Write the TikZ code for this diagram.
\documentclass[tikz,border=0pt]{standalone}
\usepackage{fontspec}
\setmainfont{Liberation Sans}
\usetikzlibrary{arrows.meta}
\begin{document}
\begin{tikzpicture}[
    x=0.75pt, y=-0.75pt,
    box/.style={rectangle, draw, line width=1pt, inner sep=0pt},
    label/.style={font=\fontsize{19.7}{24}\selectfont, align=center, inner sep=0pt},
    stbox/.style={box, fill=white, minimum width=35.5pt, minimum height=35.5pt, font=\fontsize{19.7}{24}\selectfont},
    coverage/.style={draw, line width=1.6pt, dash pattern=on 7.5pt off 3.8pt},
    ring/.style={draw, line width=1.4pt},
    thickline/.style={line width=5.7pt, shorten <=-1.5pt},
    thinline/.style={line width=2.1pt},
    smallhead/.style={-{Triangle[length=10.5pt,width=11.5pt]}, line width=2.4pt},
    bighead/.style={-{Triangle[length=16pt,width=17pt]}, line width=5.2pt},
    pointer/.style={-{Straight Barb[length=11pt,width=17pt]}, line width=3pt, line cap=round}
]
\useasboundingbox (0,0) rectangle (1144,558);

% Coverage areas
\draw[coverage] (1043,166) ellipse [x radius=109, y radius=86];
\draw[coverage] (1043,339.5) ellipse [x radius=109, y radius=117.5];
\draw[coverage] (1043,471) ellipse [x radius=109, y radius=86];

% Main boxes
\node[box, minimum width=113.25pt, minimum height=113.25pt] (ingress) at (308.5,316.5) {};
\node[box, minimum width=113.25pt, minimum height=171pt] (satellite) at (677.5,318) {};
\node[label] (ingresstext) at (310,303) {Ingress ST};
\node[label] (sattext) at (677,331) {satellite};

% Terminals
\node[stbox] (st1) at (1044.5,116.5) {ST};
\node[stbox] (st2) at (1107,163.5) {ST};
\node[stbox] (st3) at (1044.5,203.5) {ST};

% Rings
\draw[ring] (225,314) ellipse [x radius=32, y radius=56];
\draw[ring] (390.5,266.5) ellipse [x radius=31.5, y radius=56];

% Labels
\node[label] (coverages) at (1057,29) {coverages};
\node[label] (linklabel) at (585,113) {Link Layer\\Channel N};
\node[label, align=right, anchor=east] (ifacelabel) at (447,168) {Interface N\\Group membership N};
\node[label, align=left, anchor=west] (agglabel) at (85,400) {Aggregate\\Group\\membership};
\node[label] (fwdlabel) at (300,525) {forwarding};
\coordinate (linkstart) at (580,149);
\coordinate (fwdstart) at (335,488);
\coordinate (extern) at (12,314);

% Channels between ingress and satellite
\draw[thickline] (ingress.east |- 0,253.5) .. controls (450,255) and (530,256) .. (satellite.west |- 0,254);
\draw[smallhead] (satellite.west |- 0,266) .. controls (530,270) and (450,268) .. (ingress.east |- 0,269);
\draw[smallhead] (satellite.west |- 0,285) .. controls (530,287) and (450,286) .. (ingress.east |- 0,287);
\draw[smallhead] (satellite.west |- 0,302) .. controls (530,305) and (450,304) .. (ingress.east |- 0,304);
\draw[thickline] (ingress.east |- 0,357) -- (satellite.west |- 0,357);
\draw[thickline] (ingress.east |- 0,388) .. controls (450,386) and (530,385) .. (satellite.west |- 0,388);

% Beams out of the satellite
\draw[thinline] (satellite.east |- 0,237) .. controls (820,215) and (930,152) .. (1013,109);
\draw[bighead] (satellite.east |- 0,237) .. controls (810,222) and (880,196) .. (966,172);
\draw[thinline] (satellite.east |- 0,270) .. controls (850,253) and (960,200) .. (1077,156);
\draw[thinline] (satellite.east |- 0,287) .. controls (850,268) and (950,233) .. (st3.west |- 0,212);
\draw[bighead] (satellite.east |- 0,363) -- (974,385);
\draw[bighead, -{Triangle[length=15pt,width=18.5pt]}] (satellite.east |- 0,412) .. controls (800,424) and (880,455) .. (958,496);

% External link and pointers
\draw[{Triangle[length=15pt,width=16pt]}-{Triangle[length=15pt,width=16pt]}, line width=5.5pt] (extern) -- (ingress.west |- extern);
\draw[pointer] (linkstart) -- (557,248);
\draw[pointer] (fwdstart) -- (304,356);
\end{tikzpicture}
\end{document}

- _TASK_
Reproduce only the lines from the top of the material through the one bearing "(st3) at (1044.5,203.5)", each exactly as it stands.

- _ANSWER TO THE EXERCISE_
Write the TikZ code for this diagram.
\documentclass[tikz,border=0pt]{standalone}
\usepackage{fontspec}
\setmainfont{Liberation Sans}
\usetikzlibrary{arrows.meta}
\begin{document}
\begin{tikzpicture}[
    x=0.75pt, y=-0.75pt,
    box/.style={rectangle, draw, line width=1pt, inner sep=0pt},
    label/.style={font=\fontsize{19.7}{24}\selectfont, align=center, inner sep=0pt},
    stbox/.style={box, fill=white, minimum width=35.5pt, minimum height=35.5pt, font=\fontsize{19.7}{24}\selectfont},
    coverage/.style={draw, line width=1.6pt, dash pattern=on 7.5pt off 3.8pt},
    ring/.style={draw, line width=1.4pt},
    thickline/.style={line width=5.7pt, shorten <=-1.5pt},
    thinline/.style={line width=2.1pt},
    smallhead/.style={-{Triangle[length=10.5pt,width=11.5pt]}, line width=2.4pt},
    bighead/.style={-{Triangle[length=16pt,width=17pt]}, line width=5.2pt},
    pointer/.style={-{Straight Barb[length=11pt,width=17pt]}, line width=3pt, line cap=round}
]
\useasboundingbox (0,0) rectangle (1144,558);

% Coverage areas
\draw[coverage] (1043,166) ellipse [x radius=109, y radius=86];
\draw[coverage] (1043,339.5) ellipse [x radius=109, y radius=117.5];
\draw[coverage] (1043,471) ellipse [x radius=109, y radius=86];

% Main boxes
\node[box, minimum width=113.25pt, minimum height=113.25pt] (ingress) at (308.5,316.5) {};
\node[box, minimum width=113.25pt, minimum height=171pt] (satellite) at (677.5,318) {};
\node[label] (ingresstext) at (310,303) {Ingress ST};
\node[label] (sattext) at (677,331) {satellite};

% Terminals
\node[stbox] (st1) at (1044.5,116.5) {ST};
\node[stbox] (st2) at (1107,163.5) {ST};
\node[stbox] (st3) at (1044.5,203.5) {ST};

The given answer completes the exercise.